Wednesday, November 25, 2020

Labour calls for suspension of UK training and funding of Nigerian police


Emmanuel Akinwotu West Africa correspondent
Tue, 24 November 2020
Photograph: Guy Smallman/Getty Images

Labour has called for the UK government to consider suspending the funding and training of security forces in Nigeria, where protests against a notorious police unit were brutally suppressed last month.

Kate Osamor, the MP for Edmonton, said she had serious concerns about a lack of oversight of the UK’s role, especially in relation to the special anti-robbery squad (Sars), which was disbanded in October after allegations of killings and abuse.

The same month, protests against police abuses were brutally suppressed by the Nigerian police and military, which have been authorised to purchase at least £127m-worth of UK registered arms since 2008.

Dozens of protesters were killed, including at least 12 people gunned down by soldiers in Lagos, according to Amnesty International. Despite widespread outrage, the army and Nigerian authorities have denied responsibility, dismissing reports of fatalities and claiming footage showing soldiers at the scene was manipulated. Authorities have also set about clamping down on prominent protesters, critics and media which broadcasted abuses.

Labour is also calling for “independent investigations into the allegations against Sars units, as well as military, security and policing forces responsible for attacks on protesters, that could lead to targeted Magnitsky-style sanctions against responsible individuals”, Osamor tweeted on Tuesday.

At a debate in parliament on Monday night, MPs pressed the government to adopt “individualised sanctions such as travel bans and asset freezes” against individuals accused of abuses.

After initially stating that Sars officers had not received UK support, the UK minister for Africa, James Duddridge, said the unit had received “strategic assistance” and training alongside personnel from the wider Nigerian police force as part of a programme that ran from 2016 to March this year.

Osamor, who heads the Commons all-party parliamentary group on Nigeria, said: “The government now needs to come clean and explain how and why that funding took place in the first place. They owe it to the many who have been killed by Sars units to explain who made the decision to fund those units and why.”

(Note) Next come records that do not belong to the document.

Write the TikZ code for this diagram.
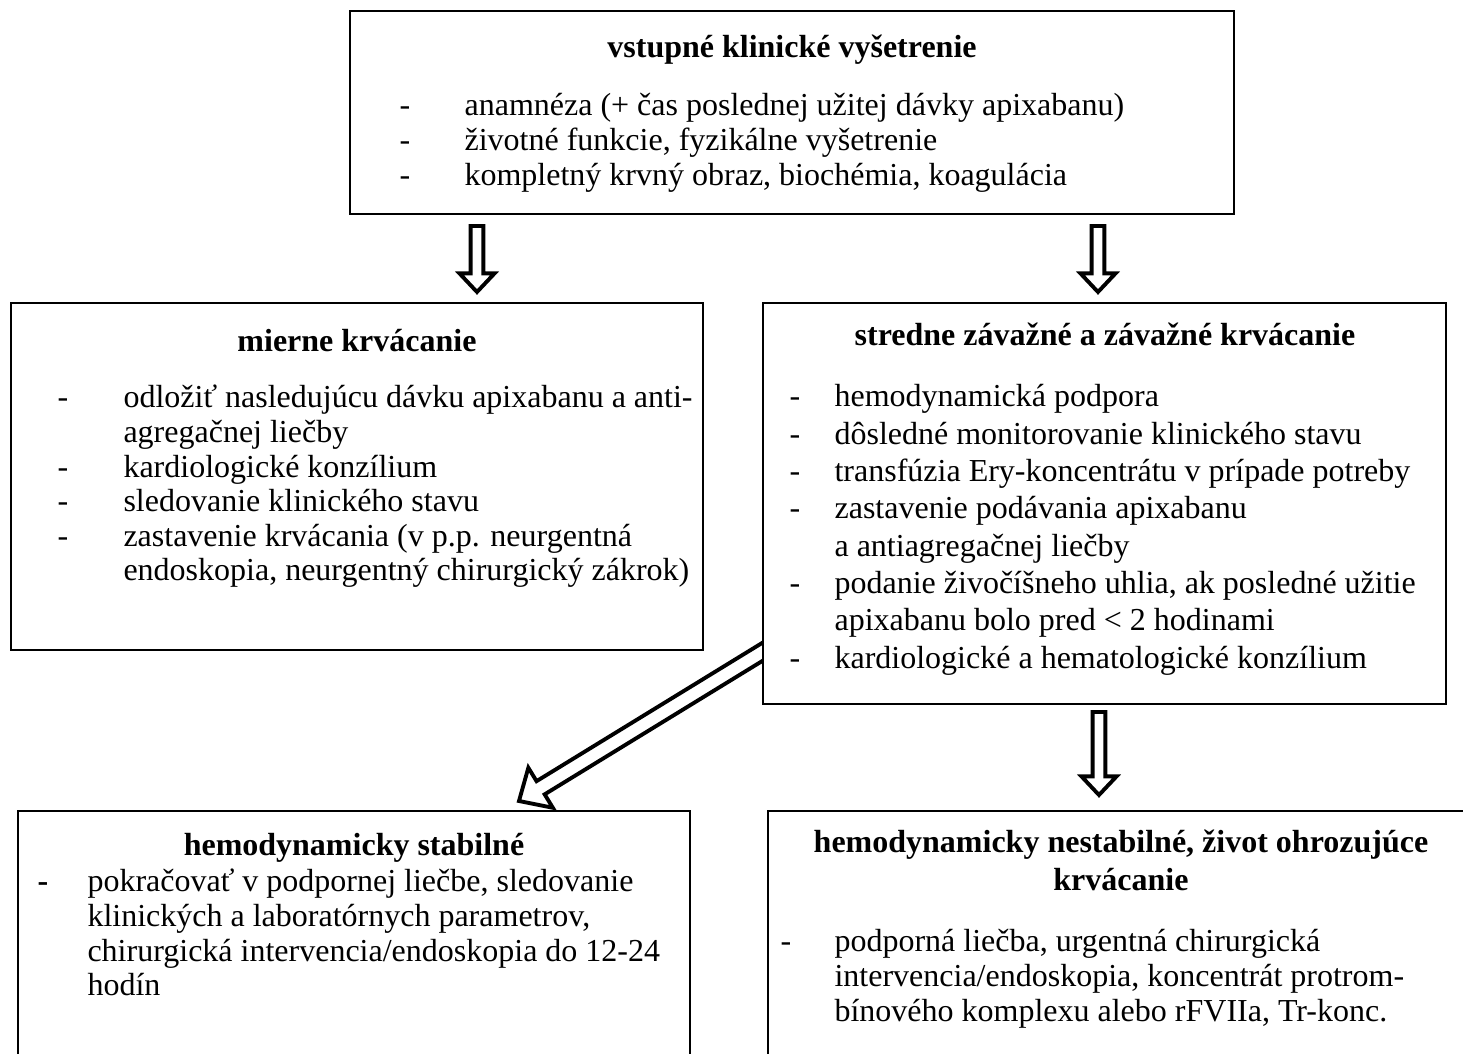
\documentclass[tikz,border=0pt]{standalone}
\usepackage{fontspec}
\setmainfont{Liberation Serif}
\usetikzlibrary{calc,fit,backgrounds}

% hollow block arrow: tail, tip, shaft half width, head half width, head length
\newcommand{\hollowarrow}[5]{%
  \path ($(#2)!#5!(#1)$) coordinate (neck);
  \filldraw[blockarr] ($(#1)!#3!90:(#2)$) -- ($(neck)!#3!90:(#2)$)
    -- ($(neck)!#4!90:(#2)$) -- (#2) -- ($(neck)!#4!-90:(#2)$)
    -- ($(neck)!#3!-90:(#2)$) -- ($(#1)!#3!-90:(#2)$) -- cycle;}

\begin{document}
\begin{tikzpicture}[
    x=0.375pt, y=-0.375pt,
    font=\fontsize{12}{12.94}\selectfont,
    box/.style={draw, fill=white, line width=0.6pt, inner sep=0pt},
    titlelbl/.style={font=\fontsize{12}{12.94}\selectfont\bfseries, anchor=base, inner sep=0pt},
    itemlbl/.style={anchor=base west, inner sep=0pt},
    blockarr/.style={draw, fill=white, line width=1.45pt, miter limit=10}
  ]
  \useasboundingbox (0,0) rectangle (1463,1054);

  % boxes
  \node[box, line width=0.9pt, fit={(350,11) (1234,214)}] (entry) {};
  \node[box, fit={(11,303) (703,650)}] (mild) {};
  \node[box, fit={(763,303) (1446,704)}] (severe) {};
  \node[box, fit={(18,811) (690,1090)}] (stable) {};
  \node[box, fit={(768,811) (1500,1090)}] (unstable) {};

  % arrows
  \foreach \nm/\tx/\ty/\hy in {left/477/226/292, right/1098/226/292, down/1099/712/795}{
    \coordinate (\nm tail) at (\tx,\ty);
    \coordinate (\nm tip) at (\tx,\hy);
    \hollowarrow{\nm tail}{\nm tip}{2.4pt}{6.6pt}{7pt}
  }
  \coordinate (diagtip) at (519,801);
  \coordinate (diagedge) at (severe.west |- 0,652);
  \coordinate (diagtail) at ($(diagtip)!1.15!(diagedge)$);
  \begin{scope}[on background layer]
    \hollowarrow{diagtail}{diagtip}{2.9pt}{8.8pt}{9.5pt}
  \end{scope}

  % entry
  \node[titlelbl] (entrytitle) at (792,58) {vstupné klinické vyšetrenie};
  \node[itemlbl] (entrylist) at (399,116) {\begin{tabular}[t]{@{}p{24.4pt}@{}l@{}}
    - & anamnéza (+ čas poslednej užitej dávky apixabanu)\\
    - & životné funkcie, fyzikálne vyšetrenie\\
    - & kompletný krvný obraz, biochémia, koagulácia
  \end{tabular}};

  % mild bleeding
  \node[titlelbl] (mildtitle) at (357,352) {mierne krvácanie};
  \node[itemlbl] (mildlist) at (57,408) {\begin{tabular}[t]{@{}p{24.75pt}@{}l@{}}
    - & odložiť nasledujúcu dávku apixabanu a anti-\\
      & agregačnej liečby\\
    - & kardiologické konzílium\\
    - & sledovanie klinického stavu\\
    - & zastavenie krvácania (v p.p. neurgentná\\
      & endoskopia, neurgentný chirurgický zákrok)
  \end{tabular}};

  % severe bleeding
  \node[titlelbl] (severetitle) at (1105,346) {stredne závažné a závažné krvácanie};
  \node[itemlbl, font=\fontsize{12}{14}\selectfont] (severelist) at (789,407) {\begin{tabular}[t]{@{}p{16.9pt}@{}l@{}}
    - & hemodynamická podpora\\
    - & dôsledné monitorovanie klinického stavu\\
    - & transfúzia Ery-koncentrátu v prípade potreby\\
    - & zastavenie podávania apixabanu\\
      & a antiagregačnej liečby\\
    - & podanie živočíšneho uhlia, ak posledné užitie\\
      & apixabanu bolo pred < 2 hodinami\\
    - & kardiologické a hematologické konzílium
  \end{tabular}};

  % stable
  \node[titlelbl] (stabletitle) at (354,856) {hemodynamicky stabilné};
  \node[itemlbl] (stablelist) at (37,892) {\begin{tabular}[t]{@{}p{18.75pt}@{}l@{}}
    \textbf{-} & pokračovať v podpornej liečbe, sledovanie\\
      & klinických a laboratórnych parametrov,\\
      & chirurgická intervencia/endoskopia do 12-24\\
      & hodín
  \end{tabular}};

  % unstable
  \node[titlelbl] (unstabletitle) at (1121,853) {\begin{tabular}[t]{@{}c@{}}
    hemodynamicky nestabilné, život ohrozujúce\\[1pt]
    krvácanie
  \end{tabular}};
  \node[itemlbl] (unstablelist) at (780,952) {\begin{tabular}[t]{@{}p{20.25pt}@{}l@{}}
    - & podporná liečba, urgentná chirurgická\\
      & intervencia/endoskopia, koncentrát protrom-\\
      & bínového komplexu alebo rFVIIa, Tr-konc.
  \end{tabular}};
\end{tikzpicture}
\end{document}
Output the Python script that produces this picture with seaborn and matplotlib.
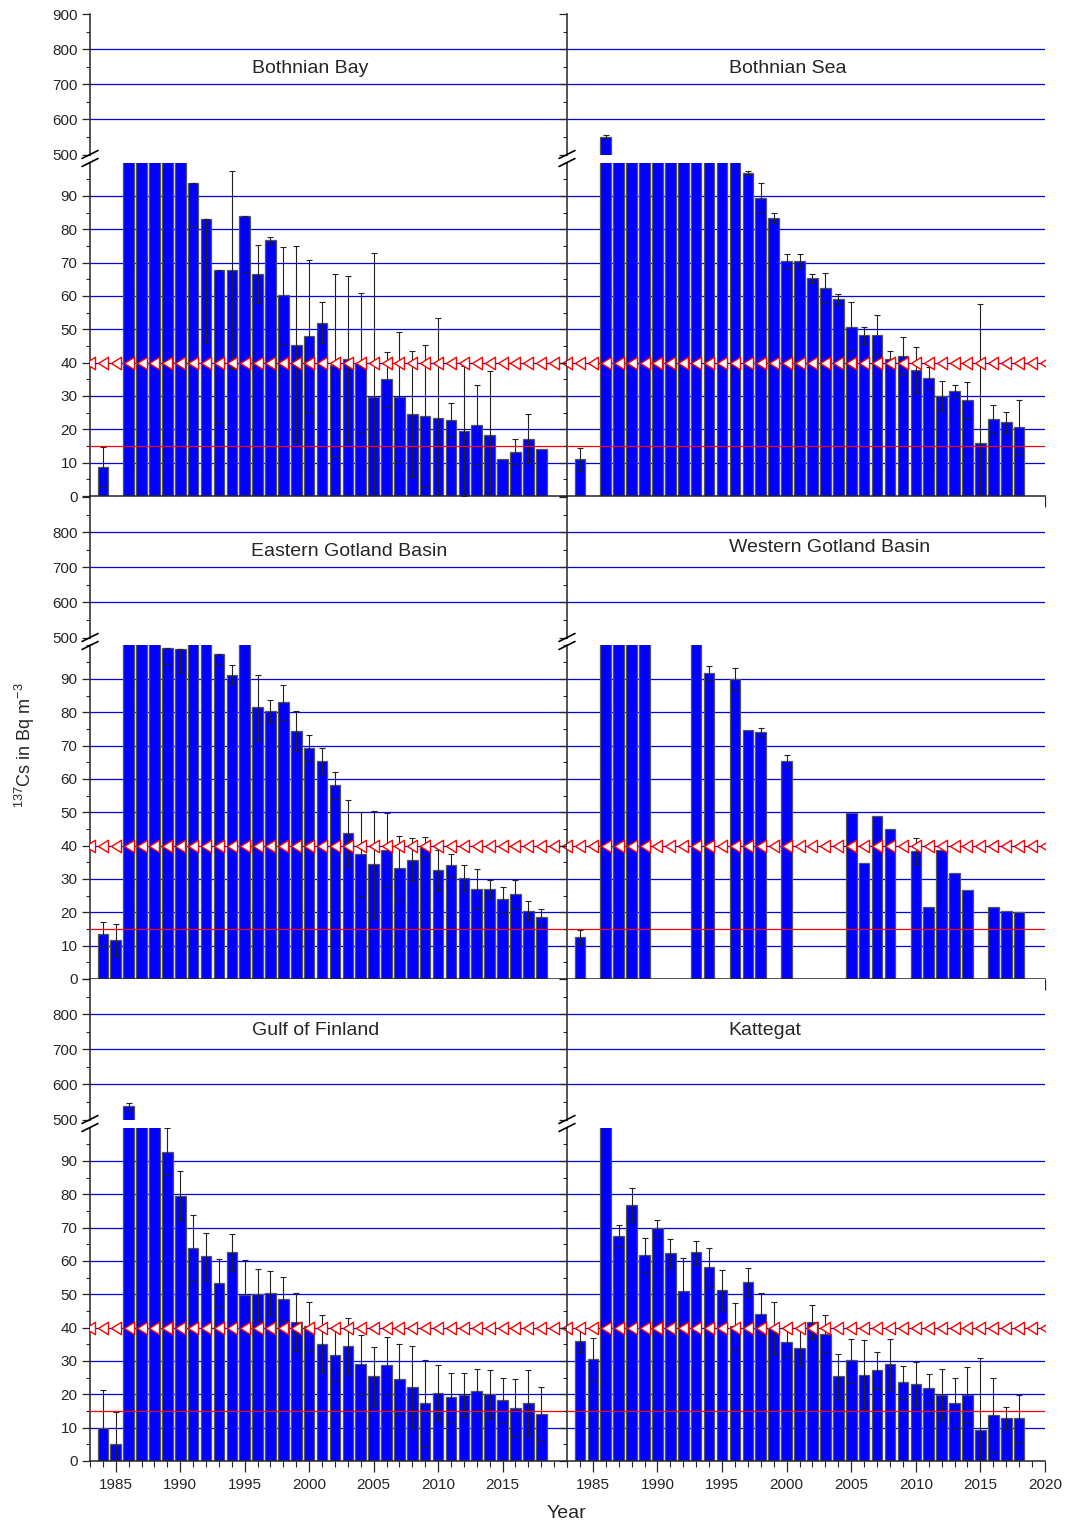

There were “serious concerns about the level of oversight attached to government funding in this area”, she added. “Amnesty International and several other international human rights organisations have been very clear that Sars have been directly involved in extrajudicial killings, torture and corruption. The UK government either knew that and decided it would fund Sars anyway or didn’t know where UK funding was going.”

A UK Foreign Office spokesperson said: “It is important that the police in Nigeria respect human rights. We have been working with Nigeria to support reforms to ensure this happens”.

The spokesperson did not confirm whether the government had knowingly provided training to Sars officers and whether assistance or funding to the army or police had ever been reviewed on account of human rights abuses.

A judicial panel has been set up to in Lagos to investigate action by security forces during the October protests, but it has been met with cynicism in Nigeria, where there is a history of government inquiries leading to no prosecutions. Statements by Nigerian ministers defending security personnel accused of abuses and discrediting media reports of recent killings have appeared to undermine ongoing inquiries.

Chi Onwurah, who heads the APPG for Africa, said the UK should press authorities to fully investigate recent abuses. “We need clear, honest, verifiable messages from the Nigerian authorities and a credible investigation to build public trust.

“The enduring influence and consequences of the colonial period on Nigerian institutions, including the police, does give the UK a responsibility to do all we can to support the Nigerian people in reforming those institutions,” she said.

A freedom of information request by the Campaign Against Arms Trade has revealed that the College of Policing, a professional body for police in England and Wales, trained Nigerian security forces last year.

Related: Black lives matter everywhere. That's why the world should support the #EndSARS movement | Chibundu Onuzo

Since 2015, £43m of weapons have been licensed to Nigeria. UK arms export licensing criteria requires the government to review a licence “if there is a clear risk that the items might be used for internal repression”.

“The government claims that it has a rigorous and robust arms export policy, but, in reality, it routinely arms human rights abusing regimes and police forces across the world,” Andrew Smith from CAAT said. “The UK has a long history of looking the other way whole abuses are being inflicted.”

Thousands of mostly young people took the streets of Nigeria last month in the largest protest movement in years, sparked by footage of killings by Sars officers. The government dissolved the unit on 11 October but the protests continued.

Efforts had been made to reform the Nigerian police force, which was founded by UK governing authorities during colonial rule. Yet according to Isa Sanusi, a spokesperson for Amnesty International Nigeria, its violent origins are still evident in its “emphasis on protecting those in authority and use of force in all aspects of law enforcement”.